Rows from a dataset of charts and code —
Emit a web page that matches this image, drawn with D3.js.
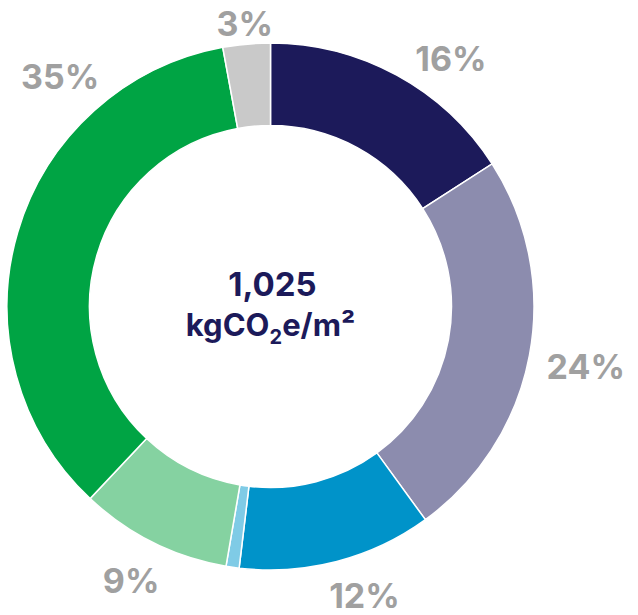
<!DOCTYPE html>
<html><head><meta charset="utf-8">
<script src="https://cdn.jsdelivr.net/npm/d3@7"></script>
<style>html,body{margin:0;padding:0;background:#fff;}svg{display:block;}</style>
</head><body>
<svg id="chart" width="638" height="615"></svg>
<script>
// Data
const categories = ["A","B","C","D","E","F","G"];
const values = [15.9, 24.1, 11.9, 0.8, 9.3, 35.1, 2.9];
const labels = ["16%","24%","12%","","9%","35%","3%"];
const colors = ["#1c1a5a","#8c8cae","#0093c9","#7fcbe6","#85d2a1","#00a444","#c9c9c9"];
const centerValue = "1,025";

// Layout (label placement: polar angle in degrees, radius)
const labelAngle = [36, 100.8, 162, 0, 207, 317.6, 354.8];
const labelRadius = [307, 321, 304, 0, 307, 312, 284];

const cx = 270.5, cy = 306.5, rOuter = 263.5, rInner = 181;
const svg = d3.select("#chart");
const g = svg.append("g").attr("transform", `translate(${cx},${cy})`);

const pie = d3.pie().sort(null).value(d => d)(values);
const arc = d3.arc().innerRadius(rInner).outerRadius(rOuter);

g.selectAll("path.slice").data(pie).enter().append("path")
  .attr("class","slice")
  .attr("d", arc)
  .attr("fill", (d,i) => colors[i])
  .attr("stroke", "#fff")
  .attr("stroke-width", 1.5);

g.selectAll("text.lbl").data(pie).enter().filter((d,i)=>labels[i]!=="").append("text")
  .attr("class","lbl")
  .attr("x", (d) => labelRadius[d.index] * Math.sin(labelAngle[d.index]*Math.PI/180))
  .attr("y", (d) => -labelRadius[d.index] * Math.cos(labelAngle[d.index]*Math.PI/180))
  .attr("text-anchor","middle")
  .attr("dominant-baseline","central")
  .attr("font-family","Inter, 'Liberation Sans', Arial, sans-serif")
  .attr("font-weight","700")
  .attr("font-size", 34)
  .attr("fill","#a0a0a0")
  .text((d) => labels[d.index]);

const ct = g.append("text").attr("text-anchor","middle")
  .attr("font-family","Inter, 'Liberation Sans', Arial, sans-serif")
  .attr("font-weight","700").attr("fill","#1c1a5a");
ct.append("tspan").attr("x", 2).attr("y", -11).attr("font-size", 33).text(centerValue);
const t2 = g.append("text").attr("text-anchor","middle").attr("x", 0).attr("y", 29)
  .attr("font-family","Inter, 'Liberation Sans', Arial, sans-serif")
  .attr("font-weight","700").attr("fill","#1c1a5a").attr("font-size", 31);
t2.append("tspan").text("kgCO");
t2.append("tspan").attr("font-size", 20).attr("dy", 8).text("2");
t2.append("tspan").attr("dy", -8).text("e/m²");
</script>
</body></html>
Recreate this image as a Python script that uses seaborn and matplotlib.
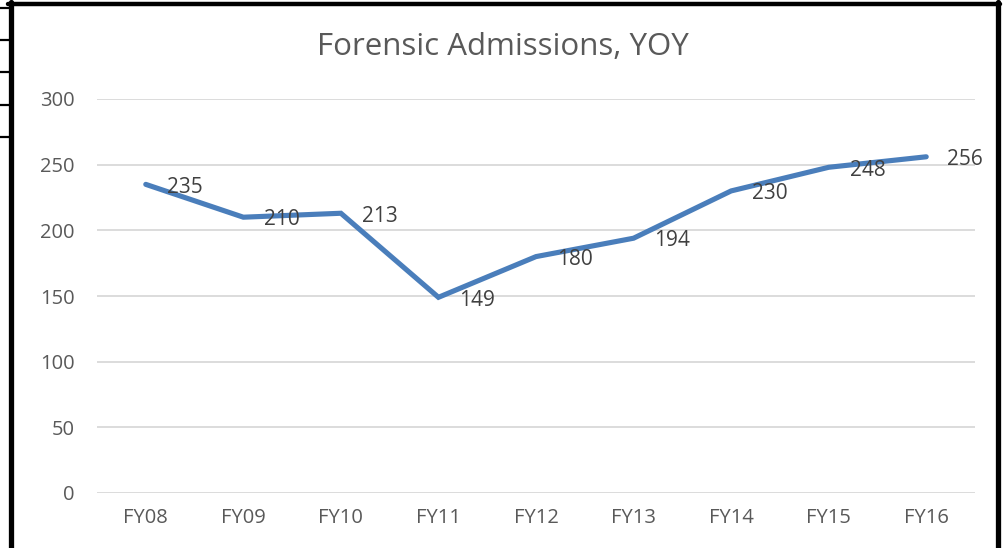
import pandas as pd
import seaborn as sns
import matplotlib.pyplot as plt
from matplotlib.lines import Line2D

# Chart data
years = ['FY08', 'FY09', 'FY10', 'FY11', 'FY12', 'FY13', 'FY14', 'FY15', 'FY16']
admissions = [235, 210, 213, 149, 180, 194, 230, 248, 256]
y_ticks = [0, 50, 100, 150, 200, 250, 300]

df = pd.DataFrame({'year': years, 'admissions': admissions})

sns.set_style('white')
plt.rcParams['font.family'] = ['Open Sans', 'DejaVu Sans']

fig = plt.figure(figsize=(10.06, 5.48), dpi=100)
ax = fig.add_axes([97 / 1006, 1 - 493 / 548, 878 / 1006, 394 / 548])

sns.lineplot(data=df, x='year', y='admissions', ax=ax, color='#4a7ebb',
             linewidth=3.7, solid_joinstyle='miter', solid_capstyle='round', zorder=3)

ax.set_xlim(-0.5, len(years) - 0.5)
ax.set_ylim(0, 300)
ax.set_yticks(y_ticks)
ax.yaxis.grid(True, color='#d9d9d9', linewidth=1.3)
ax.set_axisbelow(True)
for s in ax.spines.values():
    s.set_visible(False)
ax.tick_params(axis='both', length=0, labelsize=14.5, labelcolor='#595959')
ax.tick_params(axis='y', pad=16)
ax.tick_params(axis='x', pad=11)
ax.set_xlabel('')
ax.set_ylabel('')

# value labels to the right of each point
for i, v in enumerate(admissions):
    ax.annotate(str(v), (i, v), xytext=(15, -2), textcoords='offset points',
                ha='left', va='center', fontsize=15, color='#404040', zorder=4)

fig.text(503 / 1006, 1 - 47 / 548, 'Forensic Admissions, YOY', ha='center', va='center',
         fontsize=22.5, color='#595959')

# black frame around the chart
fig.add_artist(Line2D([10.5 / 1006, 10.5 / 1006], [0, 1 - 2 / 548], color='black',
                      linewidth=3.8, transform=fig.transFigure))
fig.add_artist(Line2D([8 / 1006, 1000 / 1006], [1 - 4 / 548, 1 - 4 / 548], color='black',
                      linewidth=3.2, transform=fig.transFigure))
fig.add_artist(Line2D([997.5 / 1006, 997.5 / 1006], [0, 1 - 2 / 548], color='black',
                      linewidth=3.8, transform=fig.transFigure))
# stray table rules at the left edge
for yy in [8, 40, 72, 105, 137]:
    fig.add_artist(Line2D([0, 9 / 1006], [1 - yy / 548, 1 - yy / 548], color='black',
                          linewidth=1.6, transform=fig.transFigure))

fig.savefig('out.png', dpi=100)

GOAL OF THE EXERCISE —
From start to finish, output the listing exactly, but omit its pictures.

FULL ANSWER —
Emit a web page that matches this image, drawn with D3.js.
<!DOCTYPE html>
<html><head><meta charset="utf-8">
<script src="https://cdn.jsdelivr.net/npm/d3@7"></script>
<style>html,body{margin:0;padding:0;background:#fff;}svg{display:block;}</style>
</head><body>
<svg id="chart" width="638" height="615"></svg>
<script>
// Data
const categories = ["A","B","C","D","E","F","G"];
const values = [15.9, 24.1, 11.9, 0.8, 9.3, 35.1, 2.9];
const labels = ["16%","24%","12%","","9%","35%","3%"];
const colors = ["#1c1a5a","#8c8cae","#0093c9","#7fcbe6","#85d2a1","#00a444","#c9c9c9"];
const centerValue = "1,025";

// Layout (label placement: polar angle in degrees, radius)
const labelAngle = [36, 100.8, 162, 0, 207, 317.6, 354.8];
const labelRadius = [307, 321, 304, 0, 307, 312, 284];

const cx = 270.5, cy = 306.5, rOuter = 263.5, rInner = 181;
const svg = d3.select("#chart");
const g = svg.append("g").attr("transform", `translate(${cx},${cy})`);

const pie = d3.pie().sort(null).value(d => d)(values);
const arc = d3.arc().innerRadius(rInner).outerRadius(rOuter);

g.selectAll("path.slice").data(pie).enter().append("path")
  .attr("class","slice")
  .attr("d", arc)
  .attr("fill", (d,i) => colors[i])
  .attr("stroke", "#fff")
  .attr("stroke-width", 1.5);

g.selectAll("text.lbl").data(pie).enter().filter((d,i)=>labels[i]!=="").append("text")
  .attr("class","lbl")
  .attr("x", (d) => labelRadius[d.index] * Math.sin(labelAngle[d.index]*Math.PI/180))
  .attr("y", (d) => -labelRadius[d.index] * Math.cos(labelAngle[d.index]*Math.PI/180))
  .attr("text-anchor","middle")
  .attr("dominant-baseline","central")
  .attr("font-family","Inter, 'Liberation Sans', Arial, sans-serif")
  .attr("font-weight","700")
  .attr("font-size", 34)
  .attr("fill","#a0a0a0")
  .text((d) => labels[d.index]);

const ct = g.append("text").attr("text-anchor","middle")
  .attr("font-family","Inter, 'Liberation Sans', Arial, sans-serif")
  .attr("font-weight","700").attr("fill","#1c1a5a");
ct.append("tspan").attr("x", 2).attr("y", -11).attr("font-size", 33).text(centerValue);
const t2 = g.append("text").attr("text-anchor","middle").attr("x", 0).attr("y", 29)
  .attr("font-family","Inter, 'Liberation Sans', Arial, sans-serif")
  .attr("font-weight","700").attr("fill","#1c1a5a").attr("font-size", 31);
t2.append("tspan").text("kgCO");
t2.append("tspan").attr("font-size", 20).attr("dy", 8).text("2");
t2.append("tspan").attr("dy", -8).text("e/m²");
</script>
</body></html>
Recreate this image as a Python script that uses seaborn and matplotlib.
import pandas as pd
import seaborn as sns
import matplotlib.pyplot as plt
from matplotlib.lines import Line2D

# Chart data
years = ['FY08', 'FY09', 'FY10', 'FY11', 'FY12', 'FY13', 'FY14', 'FY15', 'FY16']
admissions = [235, 210, 213, 149, 180, 194, 230, 248, 256]
y_ticks = [0, 50, 100, 150, 200, 250, 300]

df = pd.DataFrame({'year': years, 'admissions': admissions})

sns.set_style('white')
plt.rcParams['font.family'] = ['Open Sans', 'DejaVu Sans']

fig = plt.figure(figsize=(10.06, 5.48), dpi=100)
ax = fig.add_axes([97 / 1006, 1 - 493 / 548, 878 / 1006, 394 / 548])

sns.lineplot(data=df, x='year', y='admissions', ax=ax, color='#4a7ebb',
             linewidth=3.7, solid_joinstyle='miter', solid_capstyle='round', zorder=3)

ax.set_xlim(-0.5, len(years) - 0.5)
ax.set_ylim(0, 300)
ax.set_yticks(y_ticks)
ax.yaxis.grid(True, color='#d9d9d9', linewidth=1.3)
ax.set_axisbelow(True)
for s in ax.spines.values():
    s.set_visible(False)
ax.tick_params(axis='both', length=0, labelsize=14.5, labelcolor='#595959')
ax.tick_params(axis='y', pad=16)
ax.tick_params(axis='x', pad=11)
ax.set_xlabel('')
ax.set_ylabel('')

# value labels to the right of each point
for i, v in enumerate(admissions):
    ax.annotate(str(v), (i, v), xytext=(15, -2), textcoords='offset points',
                ha='left', va='center', fontsize=15, color='#404040', zorder=4)

fig.text(503 / 1006, 1 - 47 / 548, 'Forensic Admissions, YOY', ha='center', va='center',
         fontsize=22.5, color='#595959')

# black frame around the chart
fig.add_artist(Line2D([10.5 / 1006, 10.5 / 1006], [0, 1 - 2 / 548], color='black',
                      linewidth=3.8, transform=fig.transFigure))
fig.add_artist(Line2D([8 / 1006, 1000 / 1006], [1 - 4 / 548, 1 - 4 / 548], color='black',
                      linewidth=3.2, transform=fig.transFigure))
fig.add_artist(Line2D([997.5 / 1006, 997.5 / 1006], [0, 1 - 2 / 548], color='black',
                      linewidth=3.8, transform=fig.transFigure))
# stray table rules at the left edge
for yy in [8, 40, 72, 105, 137]:
    fig.add_artist(Line2D([0, 9 / 1006], [1 - yy / 548, 1 - yy / 548], color='black',
                          linewidth=1.6, transform=fig.transFigure))

fig.savefig('out.png', dpi=100)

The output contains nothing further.